Copying of symbolic links not working as expected

Eliot Moss moss@cs.umass.edu
Sun Apr 21 12:20:00 GMT 2019


On 4/21/2019 7:45 AM, Matt D. wrote:
> Note that this creates a chicken-and-the-egg problem when copying paths which contain symbolic links 
> which will be but are not yet valid at the time of copying.
> 
> For example, copying a very large and complex tree with many lots of links will result in a broken 
> copy.

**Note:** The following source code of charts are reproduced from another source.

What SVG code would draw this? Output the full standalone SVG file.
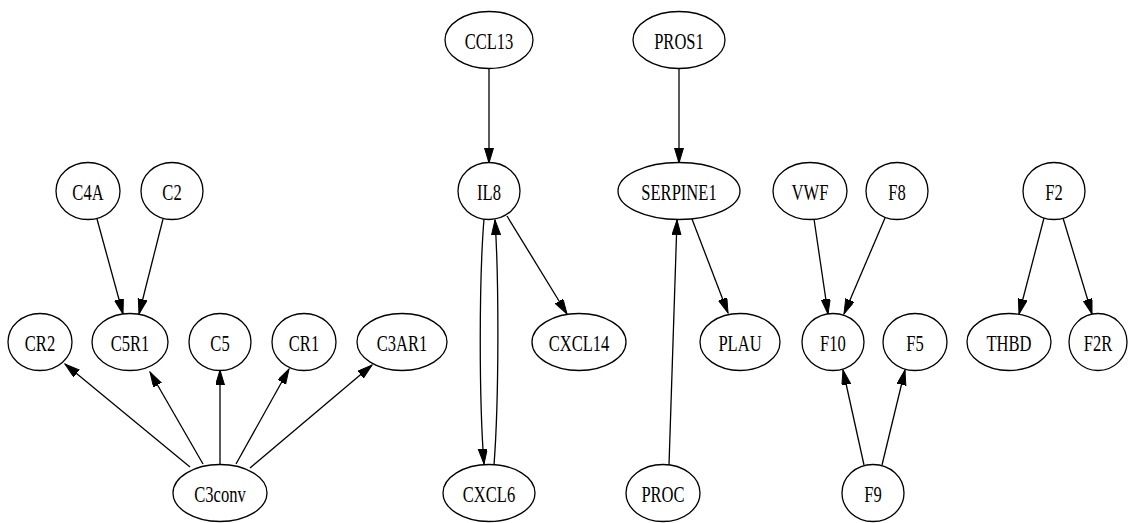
<svg xmlns="http://www.w3.org/2000/svg" width="1128" height="523" viewBox="0 0 1128 523">
<style>
.n ellipse{fill:#fff;stroke:#000;stroke-width:1.3}
.e path{fill:none;stroke:#000;stroke-width:1.3;marker-end:url(#ah)}
</style>
<defs>
<marker id="ah" markerUnits="userSpaceOnUse" markerWidth="16" markerHeight="10" refX="15" refY="4.5" orient="auto">
<path d="M0,0 L15,4.5 L0,9 z" fill="#000" stroke="#000" stroke-width="1"/>
</marker>
</defs>
<rect width="1128" height="523" fill="#fff"/>
<g id="edges" class="e">
<path d="M97,219 L123,314"/>
<path d="M163,219 L139,314"/>
<path d="M190,467 L65,364"/>
<path d="M203,464 L150,372"/>
<path d="M220,465 L220,370"/>
<path d="M236,464 L289,369"/>
<path d="M250,468 L372,365"/>
<path d="M489,68 L489,163"/>
<path d="M484,219 C479,280 479,400 484,464"/>
<path d="M494,465 C499,400 499,280 495,220"/>
<path d="M507,216 L567,314"/>
<path d="M679,68 L679,163"/>
<path d="M692,219 L728,313"/>
<path d="M669,465 L677,220"/>
<path d="M814,219 L828,314"/>
<path d="M885,218 L844,314"/>
<path d="M1044,218 L1019,314"/>
<path d="M1063,218 L1092,314"/>
<path d="M864,465 L843,370"/>
<path d="M882,465 L905,370"/>
</g>
<g font-family="Liberation Serif, Times New Roman, serif" font-size="24" text-anchor="middle" fill="#000">
<g id="CCL13" class="n"><ellipse cx="489" cy="40" rx="44" ry="28.5"/><text transform="translate(489,48.5) scale(0.69,1)">CCL13</text></g>
<g id="PROS1" class="n"><ellipse cx="679" cy="40" rx="46" ry="28.5"/><text transform="translate(679,48.5) scale(0.69,1)">PROS1</text></g>
<g id="C4A" class="n"><ellipse cx="88" cy="191" rx="32" ry="28.5"/><text transform="translate(88,199.5) scale(0.69,1)">C4A</text></g>
<g id="C2" class="n"><ellipse cx="172" cy="191" rx="31" ry="28.5"/><text transform="translate(172,199.5) scale(0.69,1)">C2</text></g>
<g id="IL8" class="n"><ellipse cx="489" cy="191" rx="31" ry="28.5"/><text transform="translate(489,199.5) scale(0.69,1)">IL8</text></g>
<g id="SERPINE1" class="n"><ellipse cx="679" cy="191" rx="61" ry="28.5"/><text transform="translate(679,199.5) scale(0.69,1)">SERPINE1</text></g>
<g id="VWF" class="n"><ellipse cx="810" cy="191" rx="37" ry="28.5"/><text transform="translate(810,199.5) scale(0.69,1)">VWF</text></g>
<g id="F8" class="n"><ellipse cx="897" cy="191" rx="31" ry="28.5"/><text transform="translate(897,199.5) scale(0.69,1)">F8</text></g>
<g id="F2" class="n"><ellipse cx="1054" cy="191" rx="31" ry="28.5"/><text transform="translate(1054,199.5) scale(0.69,1)">F2</text></g>
<g id="CR2" class="n"><ellipse cx="40" cy="342" rx="32" ry="28.5"/><text transform="translate(40,350.5) scale(0.69,1)">CR2</text></g>
<g id="C5R1" class="n"><ellipse cx="130" cy="342" rx="38" ry="28.5"/><text transform="translate(130,350.5) scale(0.69,1)">C5R1</text></g>
<g id="C5" class="n"><ellipse cx="220" cy="342" rx="31" ry="28.5"/><text transform="translate(220,350.5) scale(0.69,1)">C5</text></g>
<g id="CR1" class="n"><ellipse cx="304" cy="342" rx="32" ry="28.5"/><text transform="translate(304,350.5) scale(0.69,1)">CR1</text></g>
<g id="C3AR1" class="n"><ellipse cx="402" cy="342" rx="45" ry="28.5"/><text transform="translate(402,350.5) scale(0.69,1)">C3AR1</text></g>
<g id="CXCL14" class="n"><ellipse cx="579" cy="342" rx="47" ry="28.5"/><text transform="translate(579,350.5) scale(0.69,1)">CXCL14</text></g>
<g id="PLAU" class="n"><ellipse cx="740" cy="342" rx="40" ry="28.5"/><text transform="translate(740,350.5) scale(0.69,1)">PLAU</text></g>
<g id="F10" class="n"><ellipse cx="833" cy="342" rx="31" ry="28.5"/><text transform="translate(833,350.5) scale(0.69,1)">F10</text></g>
<g id="F5" class="n"><ellipse cx="915" cy="342" rx="32" ry="28.5"/><text transform="translate(915,350.5) scale(0.69,1)">F5</text></g>
<g id="THBD" class="n"><ellipse cx="1009" cy="342" rx="42" ry="28.5"/><text transform="translate(1009,350.5) scale(0.69,1)">THBD</text></g>
<g id="F2R" class="n"><ellipse cx="1098" cy="342" rx="29" ry="28.5"/><text transform="translate(1098,350.5) scale(0.69,1)">F2R</text></g>
<g id="C3conv" class="n"><ellipse cx="220" cy="493" rx="47" ry="28.5"/><text transform="translate(220,501.5) scale(0.69,1)">C3conv</text></g>
<g id="CXCL6" class="n"><ellipse cx="489" cy="493" rx="46" ry="28.5"/><text transform="translate(489,501.5) scale(0.69,1)">CXCL6</text></g>
<g id="PROC" class="n"><ellipse cx="663" cy="493" rx="37" ry="28.5"/><text transform="translate(663,501.5) scale(0.69,1)">PROC</text></g>
<g id="F9" class="n"><ellipse cx="873" cy="493" rx="31" ry="28.5"/><text transform="translate(873,501.5) scale(0.69,1)">F9</text></g>
</g>
</svg>
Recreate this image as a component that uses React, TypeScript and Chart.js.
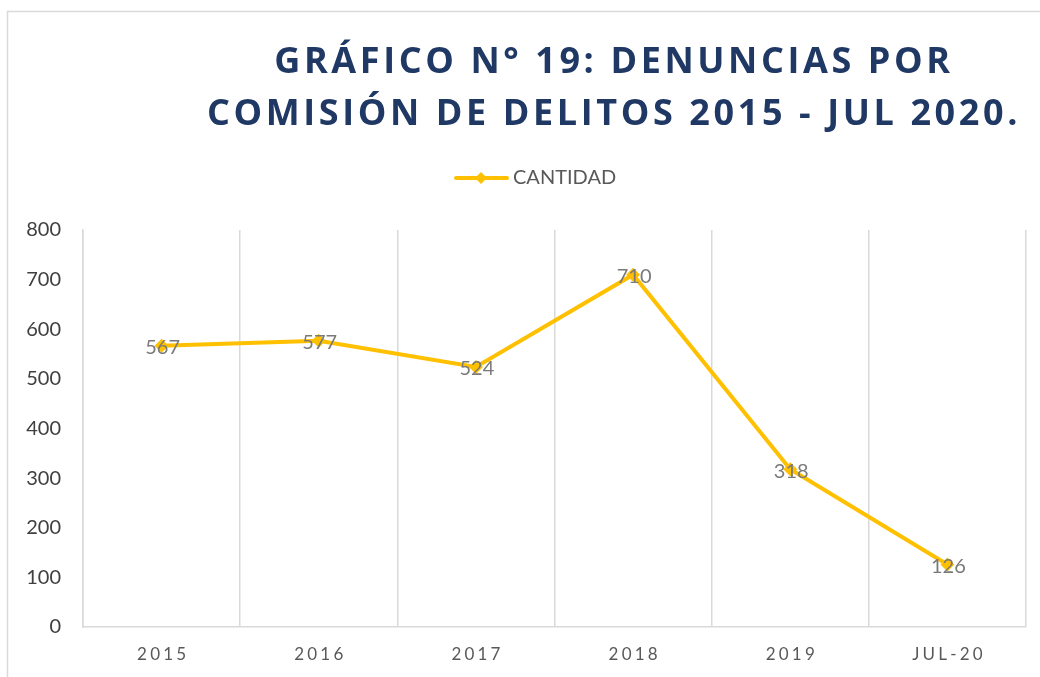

I'm trying to copy a directory tree right now and it's a major headache.

Dear Matt - My reading of the cp man page suggests that the
-d flag addresses this issue for cp.

Now tar has these flags available:

-h (--dereference) to follow sym links, and
--hard-dereference to follow hard links

This suggests that tar does not normally follow links.  So I am
less certain what is happening there.

Another program you might consider is rsync.  While I normally
think of it as being for efficient cross-network copying, it
works within a system as well.  It will pay to read through about
its flags before trying to use it for this purpose.

It is true that, compared with Linux, Cygwin symlinks are slightly
funky in that they are true files in the Windows file system, but
with a specific format that Cygwin recognizes as special but Windows
does not.  But that should not generally be noticeable when using
generic Cygwin versions of programs such as these.